Reporter: Hendra Gunawan | Editor: Hendra Gunawan
JAKARTA. PT PLN (Persero) dinilai sudah harus mulai meninggalkan bahan bakar minyak sebagai energi untuk pembangkitnya. Pasalnya mayoritas negara-negara lain juga sudah melakukan hal serupa, yakni menggunakan energi terbarukan.
Hal tersebut diungkapkan oleh Direktur Institute for Development of Economics and Finance (Indef), Enny Sri Hartati. Menurutnya, saat ini PLN masih mengandalkan solar sebagai bahan baku utama pembangkit energi. Dampak dari penggunaan solar itu kata dia, membuat nilai impor energi Indonesia selalu tinggi dan berdampak buruk bagi perekonomian dalam negeri. Neraca perdagangan juga bisa defisit.

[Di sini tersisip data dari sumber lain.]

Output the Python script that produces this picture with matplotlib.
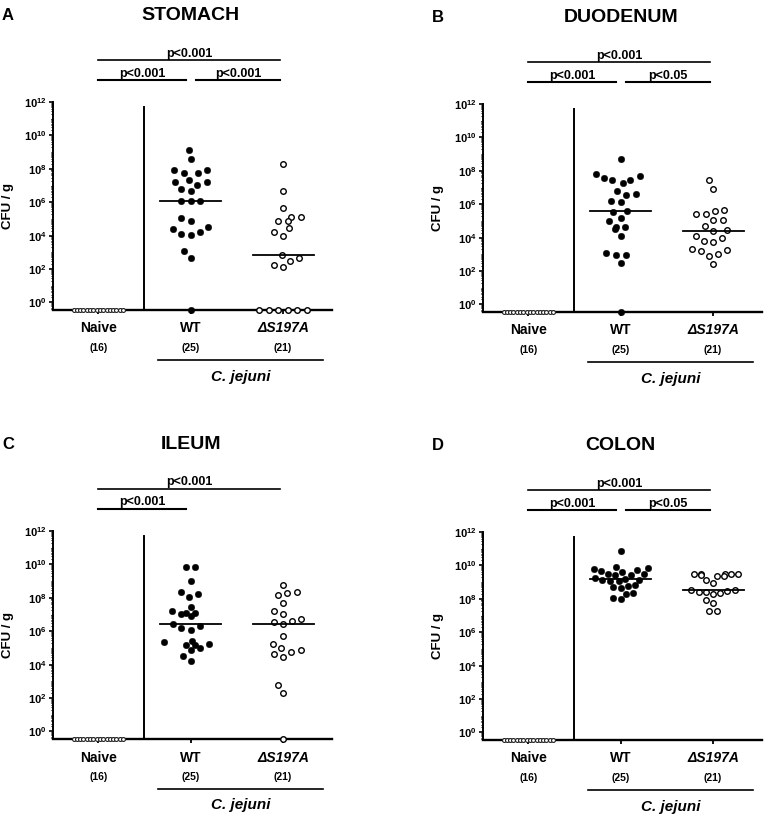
import numpy as np
import matplotlib
matplotlib.use('Agg')
import matplotlib.pyplot as plt
from matplotlib.transforms import blended_transform_factory
from matplotlib.ticker import FixedLocator, FuncFormatter, NullFormatter

plt.rcParams['font.family'] = ['Liberation Sans', 'DejaVu Sans']
plt.rcParams['mathtext.fontset'] = 'custom'
plt.rcParams['mathtext.bf'] = 'Liberation Sans:bold'
plt.rcParams['mathtext.rm'] = 'Liberation Sans'
plt.rcParams['mathtext.it'] = 'Liberation Sans:italic'

# ---------------- data (log10 CFU/g; None = below detection) ----------------
groups = ['Naive', 'WT', '\u0394S197A']
group_n = ['(16)', '(25)', '(21)']

naive_all = [None] * 16

stomach_wt = [9.14, 8.58, 7.90, 7.74, 7.74, 7.90, 7.20, 7.36, 7.20, 6.80, 6.66, 7.06,
              6.10, 6.08, 6.10, 5.04, 4.90, 4.50, 4.20, 4.04, 4.10, 4.40, 3.06, 2.66, None]
stomach_mut = [8.30, 6.70, 5.64, 5.10, 4.90, 4.90, 5.14, 4.46, 4.20, 4.00, 2.86, 2.64,
               2.50, 2.24, 2.10, None, None, None, None, None, None]

duodenum_wt = [8.70, 7.80, 7.58, 7.48, 7.28, 7.48, 7.68, 6.58, 6.80, 6.60, 6.12, 6.18,
               5.60, 5.54, 5.20, 5.00, 4.54, 4.64, 4.64, 4.08, 2.98, 3.10, 2.98, 2.50, None]
duodenum_mut = [7.44, 6.94, 5.60, 5.40, 5.64, 5.44, 5.04, 5.08, 4.68, 4.44, 4.40, 4.12,
                3.96, 3.74, 3.80, 3.34, 3.20, 2.92, 3.04, 3.28, 2.40]

ileum_wt = [9.86, 9.86, 8.99, 8.37, 8.04, 8.20, 7.48, 7.12, 7.05, 6.90, 7.12, 7.20,
            6.29, 6.10, 6.21, 6.45, 5.36, 5.16, 5.02, 4.86, 5.16, 5.22, 5.42, 4.50, 4.19]
ileum_mut = [8.79, 8.37, 8.27, 8.18, 7.70, 7.24, 7.05, 6.75, 6.61, 6.41, 6.57, 5.70,
             5.26, 5.02, 4.73, 4.46, 4.62, 4.86, 2.76, 2.29, None]

colon_wt = [10.89, 9.93, 9.83, 9.79, 9.73, 9.67, 9.63, 9.50, 9.47, 9.45, 9.43, 9.23,
            9.20, 9.15, 9.12, 9.07, 9.05, 8.80, 8.77, 8.70, 8.63, 8.35, 8.30, 8.05, 7.98]
colon_mut = [9.51, 9.51, 9.50, 9.49, 9.48, 9.45, 9.37, 9.35, 9.13, 8.97, 8.53, 8.50,
             8.45, 8.40, 8.38, 8.35, 8.30, 7.94, 7.75, 7.25, 7.25]

stomach_p = [('p<0.001', 0.0, 1.97, 'top'), ('p<0.001', 0.0, 0.95, 'low'), ('p<0.001', 1.06, 1.97, 'low')]
duodenum_p = [('p<0.001', 0.0, 1.97, 'top'), ('p<0.001', 0.0, 0.95, 'low'), ('p<0.05', 1.06, 1.97, 'low')]
ileum_p = [('p<0.001', 0.0, 1.97, 'top'), ('p<0.001', 0.0, 0.95, 'low')]
colon_p = [('p<0.001', 0.0, 1.97, 'top'), ('p<0.001', 0.0, 0.95, 'low'), ('p<0.05', 1.06, 1.97, 'low')]

# ---------------- layout ----------------
W, H = 765, 816
AX_W, AX_H = 279, 208
LOG_MIN, LOG_MAX = -0.45, 12.0
ND_LEVEL = LOG_MIN  # undetected samples sit on the x axis
XMIN, XMAX = -0.49, 2.53
PX_PER_UNIT = AX_W / (XMAX - XMIN)
PX_PER_DEC = AX_H / (LOG_MAX - LOG_MIN)

panels = [
    dict(letter='A', title='STOMACH', left=53, top=102, data=[naive_all, stomach_wt, stomach_mut], p=stomach_p, d=9.5),
    dict(letter='B', title='DUODENUM', left=483, top=104, data=[naive_all, duodenum_wt, duodenum_mut], p=duodenum_p, d=9.5),
    dict(letter='C', title='ILEUM', left=53, top=531, data=[naive_all, ileum_wt, ileum_mut], p=ileum_p, d=9.5),
    dict(letter='D', title='COLON', left=483, top=532, data=[naive_all, colon_wt, colon_mut], p=colon_p, d=7.3),
]


def swarm(ypx, d):
    ypx = np.asarray(ypx, float)
    xs = np.zeros(len(ypx))
    placed = []
    for i in np.argsort(ypx, kind='stable'):
        y = ypx[i]
        near = [(px, py) for px, py in placed if abs(py - y) < d]
        cands = [0.0]
        for px, py in near:
            dx = np.sqrt(d * d - (py - y) ** 2)
            cands += [px + dx, px - dx]
        cands = sorted(cands, key=lambda c: (abs(c), c))
        for c in cands:
            if all((c - px) ** 2 + (y - py) ** 2 >= d * d - 1e-6 for px, py in near):
                xs[i] = c
                break
        placed.append((xs[i], y))
    # centre rows of identical values
    for v in np.unique(ypx):
        m = ypx == v
        if m.sum() > 1:
            xs[m] -= xs[m].mean()
    return xs


fig = plt.figure(figsize=(W / 100, H / 100), dpi=100)


def fy(p):
    return 1 - p / H


for P in panels:
    left, top = P['left'], P['top']
    bottom = top + AX_H
    ax = fig.add_axes([left / W, fy(bottom), AX_W / W, AX_H / H])
    ax.set_yscale('log')
    ax.set_ylim(10 ** LOG_MIN, 10 ** LOG_MAX)
    ax.set_xlim(XMIN, XMAX)
    blend = blended_transform_factory(ax.transData, fig.transFigure)

    for gi, vals in enumerate(P['data']):
        logs = np.array([ND_LEVEL if v is None else v for v in vals], float)
        if gi == 0:
            off = (np.arange(len(logs)) - (len(logs) - 1) / 2) * 3.3
            ax.plot(gi + off / PX_PER_UNIT, 10 ** logs, 'o', ms=2.8, mfc='white', mec='#222222',
                    mew=0.8, clip_on=False, zorder=3)
            continue
        off = swarm(logs * PX_PER_DEC, P['d'])
        if gi == 1:
            ax.plot(gi + off / PX_PER_UNIT, 10 ** logs, 'o', ms=4.7, mfc='black', mec='black',
                    mew=0.3, clip_on=False, zorder=3)
        else:
            ax.plot(gi + off / PX_PER_UNIT, 10 ** logs, 'o', ms=4.0, mfc='white', mec='black',
                    mew=1.0, clip_on=False, zorder=3)
        med = np.median(logs)
        ax.plot([gi - 0.33, gi + 0.33], [10 ** med, 10 ** med], color='black', lw=1.3, zorder=4)

    # separator
    ax.plot([0.5, 0.5], [10 ** LOG_MIN, 10 ** 11.7], color='black', lw=1.4, zorder=2)

    # axes styling
    for s in ['top', 'right']:
        ax.spines[s].set_visible(False)
    ax.spines['left'].set_linewidth(1.4)
    ax.spines['bottom'].set_linewidth(1.7)
    ax.yaxis.set_major_locator(FixedLocator([10.0 ** k for k in range(0, 13, 2)]))
    minors = [m * 10.0 ** k for k in range(-1, 12) for m in range(1, 10)]
    minors = [v for v in minors if 10 ** LOG_MIN < v < 10 ** LOG_MAX and
              not (abs(np.log10(v) - round(np.log10(v))) < 1e-9 and round(np.log10(v)) % 2 == 0)]
    ax.yaxis.set_minor_locator(FixedLocator(minors))
    ax.yaxis.set_major_formatter(FuncFormatter(lambda v, pos: r'$\mathbf{10^{%d}}$' % round(np.log10(v))))
    ax.yaxis.set_minor_formatter(NullFormatter())
    ax.tick_params(axis='y', which='major', length=3, width=1.2, pad=1.5, labelsize=8)
    ax.tick_params(axis='y', which='minor', length=1.8, width=0.7)
    ax.set_xticks([0, 1, 2])
    ax.set_xticklabels([])
    ax.tick_params(axis='x', length=3, width=1.3)

    # group labels
    for gi, (g, n) in enumerate(zip(groups, group_n)):
        ax.text(gi, fy(bottom + 22.5), g, transform=blend, ha='center', va='baseline',
                fontsize=10, weight='bold', style='italic' if gi == 2 else 'normal')
        ax.text(gi, fy(bottom + 41), n, transform=blend, ha='center', va='baseline',
                fontsize=7.5, weight='bold')
    ax.plot([0.65, 2.43], [fy(bottom + 50), fy(bottom + 50)], transform=blend, color='black',
            lw=1.2, clip_on=False)
    ax.text(1.54, fy(bottom + 70.5), 'C. jejuni', transform=blend, ha='center', va='baseline',
            fontsize=11, weight='bold', style='italic')

    # significance bars
    for txt, x0, x1, lvl in P['p']:
        yb = top - 42 if lvl == 'top' else top - 22
        ax.plot([x0, x1], [fy(yb), fy(yb)], transform=blend, color='black',
                lw=1.2 if lvl == 'top' else 1.5, clip_on=False)
        ax.text((x0 + x1) / 2, fy(yb - 3.5), txt, transform=blend, ha='center', va='baseline',
                fontsize=9, weight='bold')

    # titles
    ax.text(1, fy(top - 82), P['title'], transform=blend, ha='center', va='baseline',
            fontsize=14, weight='bold')
    fig.text((left - 51) / W, fy(top - 82), P['letter'], ha='left', va='baseline',
             fontsize=12, weight='bold')
    fig.text((left - 45) / W, fy(top + AX_H / 2), 'CFU / g', rotation=90, ha='center',
             va='center', fontsize=9.5, weight='bold')

fig.savefig('out.png', dpi=100)
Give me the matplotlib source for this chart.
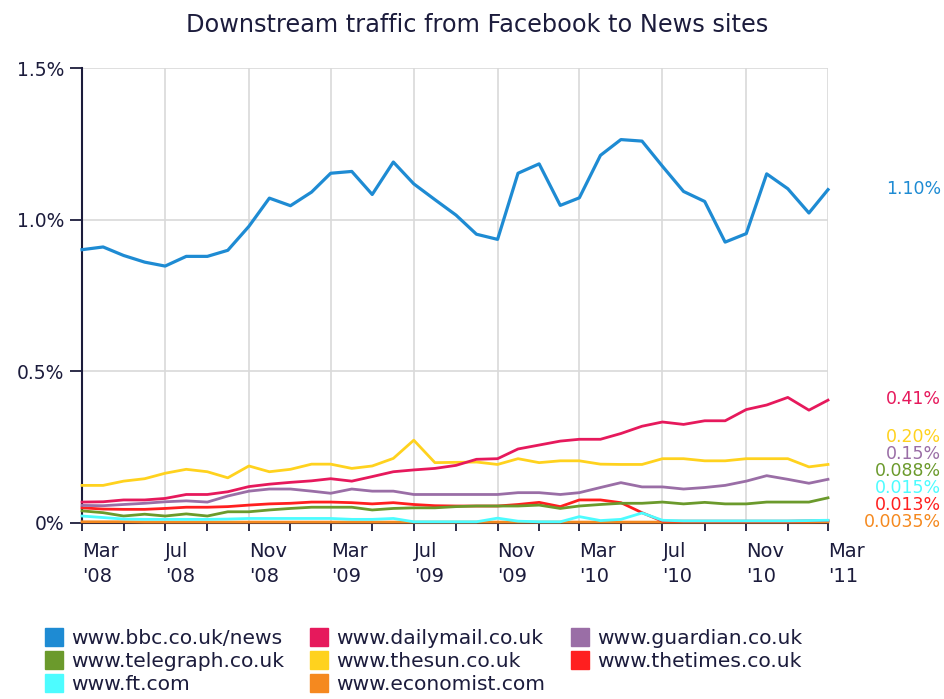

Padahal kata dia, ada dua sumber energi lain yang belum dimanfaatkan secara maksimal, yakni gas dan batubara. Kedua komoditas tersebut banyak tersedia di dalam negeri. "Pilihan jangka pendek untuk pembangkit paling tepat tentu saja gas, lebih murah dan lebih efisien dibanding solar," kata Enny belum lama ini.
Memilih gas untuk pembangkit, kata Enny, akan jauh lebih efisien karena dari sisi pasokan akan lebih stabil. Pemerintah, karena menggunakan gas dalam negeri, bebas menetapkan harga sendiri, dan tidak bergantung terhadap fluktuasi kurs, juga harga minyak dunia.
Enny mengingatkan, energi merupakan faktor input yang paling menentukan daya saing negara. China lebih efisien salah satunya dikarenakan kontribusi biaya intensitas energi yang murah. Menghadirkan efisiensi pasti akan mengerek dengan daya saing. Di Indonesia, dari gambaran kebutuhan energi sebesar 100, baru terpenuhi sebanyak 50.
"Oleh karena itu PLN harus melakukan diversifikasi sumber pembangkit, terutama dengan gas, untuk rangka memenuhi kebutuhan beban puncak dengan harga listrik yang lebih murah," ujarnya.
Kementerian Energi dan Sumber Daya Mineral pernah menghitung, penggunaan gas di pembangkit listrik menurunkan biaya pokok produksi (BPP) listrik. Dengan menggunakan BBM, BPP listrik adalah sebesar Rp 2.200 per kilowatt hour (kWh).
Sementara dengan gas (BPP) bisa Rp 1.300-1.400 per kWh, bahkan ada yang bisa lebih rendah lagi Rp 1.200 per kWh. Artinya, jika memilih gas untuk pembangkit, PLN bisa menghemat cukup signifikan.
Efisiensi tersebut juga sudah dialami sendiri oleh PLN pada PLTU di Tambak Lorok, Jawa Tengah. Dari sebelumnya menggunakan solar beralih ke gas. Begitu PLTU ini dialiri gas dari blok Kepodang, PLTU ini mampu menghemat hingga Rp 2 triliun per tahun.